Tüm çiftlik sigortası; diğer sigorta programlarının aksine, ürün bazlı bir yaklaşım yerine çiftlik bünyesinde bulunan tüm ürünleri kapsamına alan bir programdır. Bu sigortalar tüm çiftlik-verim sigortası ve tüm çiftlik-gelir sigortası olarak ikiye ayrılmaktadır. Tüm çiftlik sigortasının temelinde bir üründe meydana gelen verim/gelir kaybına karşı bir tazminat ödemesinin yapılması için çiftlik genelindeki üretimin tetikleyici değerin altına düşmesi gerekliliği yatmaktadır (Bielza vd. 2007).
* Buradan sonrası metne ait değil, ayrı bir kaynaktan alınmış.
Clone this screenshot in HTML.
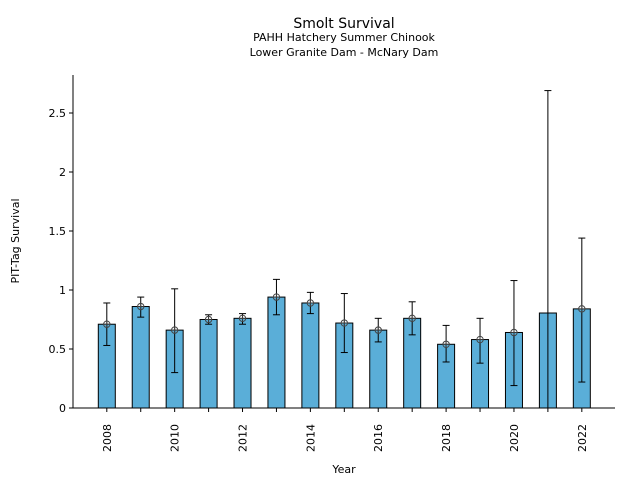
<!DOCTYPE html>
<html><head><meta charset="utf-8"><style>
body{margin:0;background:#fff}
svg{display:block;font-family:"DejaVu Sans","Liberation Sans",sans-serif}
</style></head><body>
<svg id="s" width="640" height="480" viewBox="0 0 640 480" xmlns="http://www.w3.org/2000/svg">
<text x="344" y="28" font-size="14" text-anchor="middle">Smolt Survival</text>
<text x="344" y="41" font-size="11" text-anchor="middle">PAHH Hatchery Summer Chinook</text>
<text x="344" y="56" font-size="11" text-anchor="middle">Lower Granite Dam - McNary Dam</text>
<text x="344" y="473" font-size="11" text-anchor="middle">Year</text>
<text transform="translate(19,241) rotate(-90)" font-size="11" text-anchor="middle">PIT-Tag Survival</text>
<g id="g"></g>
<line x1="73" y1="75" x2="73" y2="408" stroke="#000" stroke-width="1"/>
<line x1="73" y1="408" x2="615" y2="408" stroke="#000" stroke-width="1"/>
</svg>
<script>
var d=[[2008,.71,.53,.89],[2009,.86,.77,.94],[2010,.66,.30,1.01],[2011,.75,.71,.79],[2012,.76,.71,.80],[2013,.94,.79,1.09],[2014,.89,.80,.98],[2015,.72,.47,.97],[2016,.66,.56,.76],[2017,.76,.62,.90],[2018,.54,.39,.70],[2019,.58,.38,.76],[2020,.64,.19,1.08],[2021,.805,0,2.69],[2022,.84,.22,1.44]];
function Y(v){return 408-v*118;}
var h='';
[0,.5,1,1.5,2,2.5].forEach(function(v){var y=Y(v);h+='<line x1="69" y1="'+y+'" x2="73" y2="'+y+'" stroke="#000"/><text x="66" y="'+(y+4)+'" font-size="11" text-anchor="end">'+(v==0?'0':String(v))+'</text>';});
d.forEach(function(r,i){var c=106.8+i*33.93;
h+='<rect x="'+(c-8.5)+'" y="'+Y(r[1])+'" width="17" height="'+(r[1]*118)+'" fill="#5aaed8" stroke="#000" stroke-width="1"/>';
h+='<line x1="'+c+'" y1="'+Y(r[2])+'" x2="'+c+'" y2="'+Y(r[3])+'" stroke="#000"/>';
h+='<line x1="'+(c-3.5)+'" y1="'+Y(r[3])+'" x2="'+(c+3.5)+'" y2="'+Y(r[3])+'" stroke="#000"/>';
if(r[2]>0)h+='<line x1="'+(c-3.5)+'" y1="'+Y(r[2])+'" x2="'+(c+3.5)+'" y2="'+Y(r[2])+'" stroke="#000"/>';
if(r[0]!=2021){var y=Y(r[1]);h+='<circle cx="'+c+'" cy="'+y+'" r="3.2" fill="none" stroke="#444"/><line x1="'+(c-3.2)+'" y1="'+y+'" x2="'+(c+3.2)+'" y2="'+y+'" stroke="#444" stroke-width=".8"/><line x1="'+c+'" y1="'+(y-3.2)+'" x2="'+c+'" y2="'+(y+3.2)+'" stroke="#444" stroke-width=".8"/>';}
if(i%2==0){h+='<line x1="'+c+'" y1="408" x2="'+c+'" y2="412" stroke="#000"/><text transform="translate('+(c+4)+',424) rotate(-90)" font-size="11" text-anchor="end">'+r[0]+'</text>';}
else h+='<line x1="'+c+'" y1="408" x2="'+c+'" y2="412" stroke="#000"/>';
});
document.getElementById('g').innerHTML=h;
</script>
</body></html>
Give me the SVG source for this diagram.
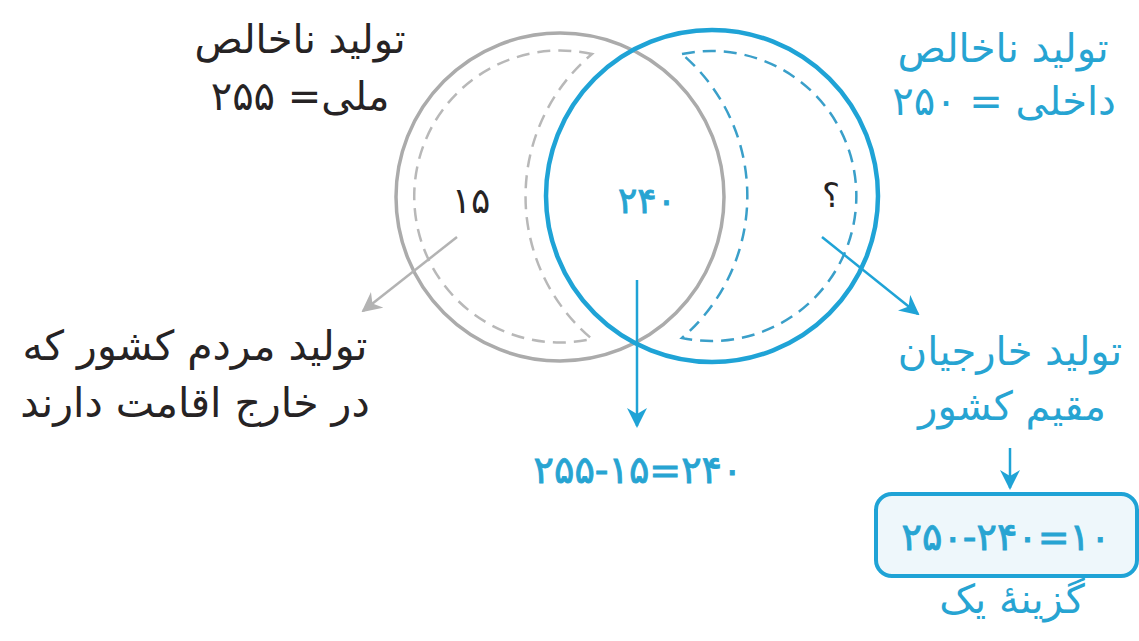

Söz konusu sistem ilk olarak 1999 yılında ABD’de yıl boyunca meydana gelen kaçınılmaz doğal afetler ve piyasa dalgalanmaları nedeniyle gelirin düşmesine karşı koruma sağlamak amacıyla kullanılmaya başlanmıştır ve günümüzde oldukça yaygınlaşmıştır. Bu program kapsamında üretici kontrollü bir ortamda yetiştirilen hayvanlar, hayvansal ürünlerin ve

27

su ürünleri elde edilen gelir dahil tüm tarım ürünlerinin brüt geliri güvence altına alabilmektedir (Kang 2007).